His name might be Sam. Maybe Samuel at birth, and still sometimes on Sundays. Also physically shaped and colored by their lives here, and with an equally fierce determination. It is a hard life, but the values are tangible and immediate and warrant his full commitment. He, too, could’ve come from elsewhere, brought here by her, or the reverse. Or by chance, or raised here as his father and his father’s father before him. Which origin would yield a slightly different facet to Sam’s character, but Sam is here, and now, in this place. And no other.

Long after the shadow of the plane in which I travel has sped past them unnoticed, they may converge on that house at day’s end. A weary touch to acknowledge each other before entering to begin the evening’s rituals of meals, household chores, homework. And stepping onto the porch of that home, they may cast a backwards glance at the skies I have so admired from my vastly different vantage point, and then go inside less moved. These clouds do not promise the rain on which Sam and Maddie depend. Other clouds on other days will give them that, they hope, but these are the fluff of summer, more of interest to their children in the afternoon fields after school, and more for their seductive evocations of familiar shapes from their earthbound lives.
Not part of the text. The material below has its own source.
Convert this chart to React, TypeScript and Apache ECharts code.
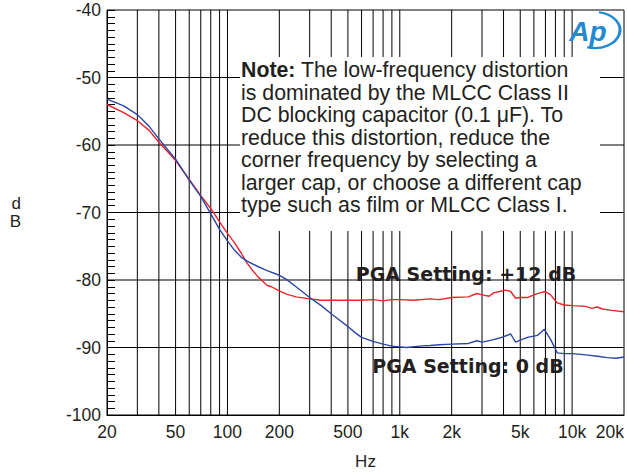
import React, { useEffect, useRef } from "react";
import * as echarts from "echarts";

// Frequencies (Hz) and THD+N (dB)
const freqRed = [20, 25, 30, 35, 40, 45, 50, 60, 70, 80, 90, 100, 110, 120, 130, 140, 150, 160, 170, 180, 200, 220, 250, 300, 350, 400, 500, 600, 700, 800, 900, 1000, 1200, 1500, 1700, 2000, 2500, 2800, 3000, 3300, 3500, 3800, 4100, 4400, 4700, 5000, 5500, 6000, 6500, 7000, 7500, 8200, 9000, 10000, 12000, 13000, 14000, 15000, 17000, 20000];
const valRed = [-54.0, -55.2, -56.4, -57.8, -59.6, -61.0, -62.3, -65.1, -67.5, -69.4, -71.4, -73.1, -74.5, -76.0, -77.5, -78.6, -79.5, -80.2, -80.8, -81.0, -81.6, -82.1, -82.5, -82.8, -83.0, -83.0, -83.0, -83.0, -82.9, -83.1, -82.9, -82.9, -83.0, -82.8, -82.9, -82.6, -82.5, -82.0, -82.2, -82.4, -81.9, -81.7, -81.5, -81.7, -82.7, -82.6, -82.6, -82.2, -81.9, -81.7, -82.2, -83.4, -83.7, -83.8, -83.9, -84.2, -84.0, -84.3, -84.5, -84.7];

const freqBlue = [20, 25, 30, 35, 40, 45, 50, 60, 70, 80, 90, 100, 110, 120, 130, 150, 170, 200, 220, 250, 300, 350, 400, 450, 500, 550, 600, 700, 800, 900, 1000, 1100, 1300, 1500, 1700, 2000, 2500, 2800, 3000, 3400, 3800, 4100, 4400, 4700, 5000, 5500, 6300, 6900, 7500, 8200, 9000, 10000, 12000, 14000, 16000, 18000, 20000];
const valBlue = [-53.2, -54.2, -55.5, -57.2, -59.1, -60.7, -62.1, -65.2, -67.6, -70.2, -72.5, -74.2, -75.6, -76.6, -77.2, -78.0, -78.6, -79.3, -79.9, -81.0, -82.6, -83.8, -85.0, -86.0, -86.9, -87.8, -88.5, -89.1, -89.5, -89.8, -89.9, -90.0, -89.8, -89.7, -89.6, -89.5, -89.4, -89.0, -89.2, -88.9, -88.6, -88.3, -88.0, -89.2, -88.9, -88.5, -88.2, -87.3, -88.8, -90.8, -90.9, -90.9, -91.1, -91.3, -91.5, -91.6, -91.4];

const gridFreqs = [30, 40, 50, 60, 70, 80, 90, 100, 200, 300, 400, 500, 600, 700, 800, 900, 1000, 2000, 3000, 4000, 5000, 6000, 7000, 8000, 9000, 10000];
const gridDb = [-90, -80, -70, -60, -50];
const labelFreqs = [20, 50, 100, 200, 500, 1000, 2000, 5000, 10000, 20000];

const noteLines = [
  "{b|Note:} The low-frequency distortion",
  "is dominated by the MLCC Class II",
  "DC blocking capacitor (0.1 μF). To",
  "reduce this distortion, reduce the",
  "corner frequency by selecting a",
  "larger cap, or choose a different cap",
  "type such as film or MLCC Class I.",
];

const labelRed = "PGA Setting: +12 dB";
const labelBlue = "PGA Setting: 0 dB";

const fmtHz = (v: number) => (v >= 1000 ? `${Math.round(v / 1000)}k` : `${Math.round(v)}`);

const X_MIN = 20;
const X_MAX = 20000;
const Y_MIN = -100;
const Y_MAX = -40;
// pixel box of the note, where the grid is interrupted
const BOX = { l: 240, r: 600, t: 57, b: 231 };

const lineEl = (x1: number, y1: number, x2: number, y2: number) => ({
  type: "line",
  shape: { x1, y1, x2, y2 },
  style: { stroke: "#000", lineWidth: 1 },
});

export default function App() {
  const ref = useRef<HTMLDivElement>(null);
  useEffect(() => {
    if (!ref.current) return;
    const chart = echarts.init(ref.current, null, { renderer: "svg" });
    const font = "Liberation Sans, Arial, sans-serif";
    chart.setOption({
      animation: false,
      backgroundColor: "#fff",
      title: {
        text: noteLines.join("\n"),
        left: 240,
        top: 57,
        z: 20,
        backgroundColor: "#ffffff",
        padding: [2, 12, 13, 1],
        textStyle: {
          fontSize: 21.3,
          fontWeight: "normal",
          fontFamily: font,
          color: "#231f20",
          lineHeight: 22.5,
          rich: { b: { fontWeight: "bold", fontSize: 21.3, fontFamily: font, color: "#231f20", lineHeight: 22.5 } },
        },
      },
      grid: { left: 107, right: 1, top: 10, bottom: 60, show: true, borderColor: "#000", borderWidth: 1 },
      xAxis: {
        type: "log",
        logBase: 10,
        min: X_MIN,
        max: X_MAX,
        axisLine: { show: true, onZero: false, lineStyle: { color: "#000", width: 1 } },
        axisTick: { show: false },
        axisLabel: {
          customValues: labelFreqs,
          formatter: (v: number) => fmtHz(v),
          fontSize: 17.5,
          fontFamily: font,
          color: "#231f20",
          margin: 8,
          alignMaxLabel: "right",
        },
        splitLine: { show: false },
        name: "Hz",
        nameLocation: "middle",
        nameGap: 38,
        nameTextStyle: { fontSize: 17, fontFamily: font, color: "#231f20" },
      },
      yAxis: {
        type: "value",
        min: Y_MIN,
        max: Y_MAX,
        interval: 10,
        axisLine: { show: true, lineStyle: { color: "#000", width: 1 } },
        axisTick: { show: true, inside: true, length: 8, lineStyle: { color: "#000" } },
        minorTick: { show: true, splitNumber: 10, length: 8, lineStyle: { color: "#000" } },
        axisLabel: { fontSize: 17.5, fontFamily: font, color: "#231f20", margin: 6 },
        splitLine: { show: false },
        name: "d\nB",
        nameLocation: "middle",
        nameRotate: 0,
        nameGap: 86,
        nameTextStyle: { fontSize: 17, fontFamily: font, color: "#231f20", lineHeight: 18 },
      },
      series: [
        {
          type: "custom",
          name: "vgrid",
          silent: true,
          z: 1,
          data: gridFreqs.map((f) => [f, Y_MIN]),
          encode: { x: 0, y: 1 },
          renderItem: (params: any, api: any) => {
            const f = api.value(0);
            const top = api.coord([f, Y_MAX]);
            const bot = api.coord([f, Y_MIN]);
            const x = top[0];
            const children =
              x > BOX.l && x < BOX.r
                ? [lineEl(x, top[1], x, BOX.t), lineEl(x, BOX.b, x, bot[1])]
                : [lineEl(x, top[1], x, bot[1])];
            return { type: "group", children };
          },
        },
        {
          type: "custom",
          name: "hgrid",
          silent: true,
          z: 1,
          data: gridDb.map((d) => [X_MIN, d]),
          encode: { x: 0, y: 1 },
          renderItem: (params: any, api: any) => {
            const d = api.value(1);
            const left = api.coord([X_MIN, d]);
            const right = api.coord([X_MAX, d]);
            const y = left[1];
            const children =
              y > BOX.t && y < BOX.b
                ? [lineEl(left[0], y, BOX.l, y), lineEl(BOX.r, y, right[0], y)]
                : [lineEl(left[0], y, right[0], y)];
            return { type: "group", children };
          },
        },
        {
          type: "line",
          name: "+12 dB",
          data: freqRed.map((f, i) => [f, valRed[i]]),
          symbol: "none",
          lineStyle: { color: "#f0222a", width: 1.4 },
          z: 30,
        },
        {
          type: "line",
          name: "0 dB",
          data: freqBlue.map((f, i) => [f, valBlue[i]]),
          symbol: "none",
          lineStyle: { color: "#2b46a6", width: 1.4 },
          z: 30,
        },
      ],
      graphic: {
        elements: [
          {
            type: "text",
            z: 70,
            style: { text: labelRed, x: 466, y: 274, align: "center", verticalAlign: "middle", fontSize: 19, fontWeight: "bold", fontFamily: "DejaVu Sans", fill: "#231f20" },
          },
          {
            type: "text",
            z: 70,
            style: { text: labelBlue, x: 468, y: 366, align: "center", verticalAlign: "middle", fontSize: 19, fontWeight: "bold", fontFamily: "DejaVu Sans", fill: "#231f20" },
          },
          {
            type: "arc",
            z: 70,
            x: 595,
            y: 30,
            scaleY: 0.72,
            shape: { cx: 0, cy: 0, r: 25, startAngle: -Math.PI * 0.45, endAngle: Math.PI * 0.6 },
            style: { stroke: "#1f8ad2", lineWidth: 3, fill: "none" },
          },
          {
            type: "text",
            z: 70,
            style: { text: "Ap", x: 588, y: 31, align: "center", verticalAlign: "middle", fontSize: 28, fontWeight: "bold", fontStyle: "italic", fontFamily: font, fill: "#1f8ad2" },
          },
        ],
      },
    });
    return () => chart.dispose();
  }, []);
  return <div ref={ref} style={{ position: "fixed", left: 0, top: 0, width: 627, height: 475 }} />;
}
The gray gradient I rued that other flight and its attendant drizzle will get a welcome reception when next it visits this place.

Inside that house all the belonging is centered. The majority of the labors may be outside, but all of that investment is connected by views through the windows from within, still present and palpable. And within is yet more earnest labor, and something that cannot be seen from without. Can’t actually be seen as distinct from anything else from the inside, either, but quite visible in the fabric of the place and the ways the people interact, communicate. Belonging. Love. Intention. Grace.

After supper, in a rare moment of ease, they may take some of that belonging out onto the porch and gaze from simple chairs out across the dusk landscape at the place where they live their lives, and cast out with their senses to the whole of what they and millenia of natural forces have wrought there. Not as I do now, with mere words, but with an open intimacy of knowledge and hard-won care. And perhaps with a deep gratitude.

Rain may fall later on this place, crystal water/blood that came from distant oceans, or travelled the xylem of the tree just beyond the porch, or that of the blades of grasslands in Siberia. It will come from above, falling through the air that fills their lungs and fires their bodies, and which held aloft the airplane from where I have been given a moment’s vision of workings both vast and intimate, glimpses that unite me to all the planet’s water, rock and plant. And to imaginary strangers whose very real manifestations caught my eye from a couple of miles above them.

It will come, as does the love that binds us, the rights we give ourselves, and the visions that carry us to places unseen with eyes too filled with the familiar, or blinded by overwhelming vastness, from nothing much at all. From where I was, and where they are. Born of intention, fueled by desire, fleshed out by awareness, but created out of the infinitely renewable and powerful nothing always available, but not often consciously tapped except in brief moments of insight. Just so. From the air.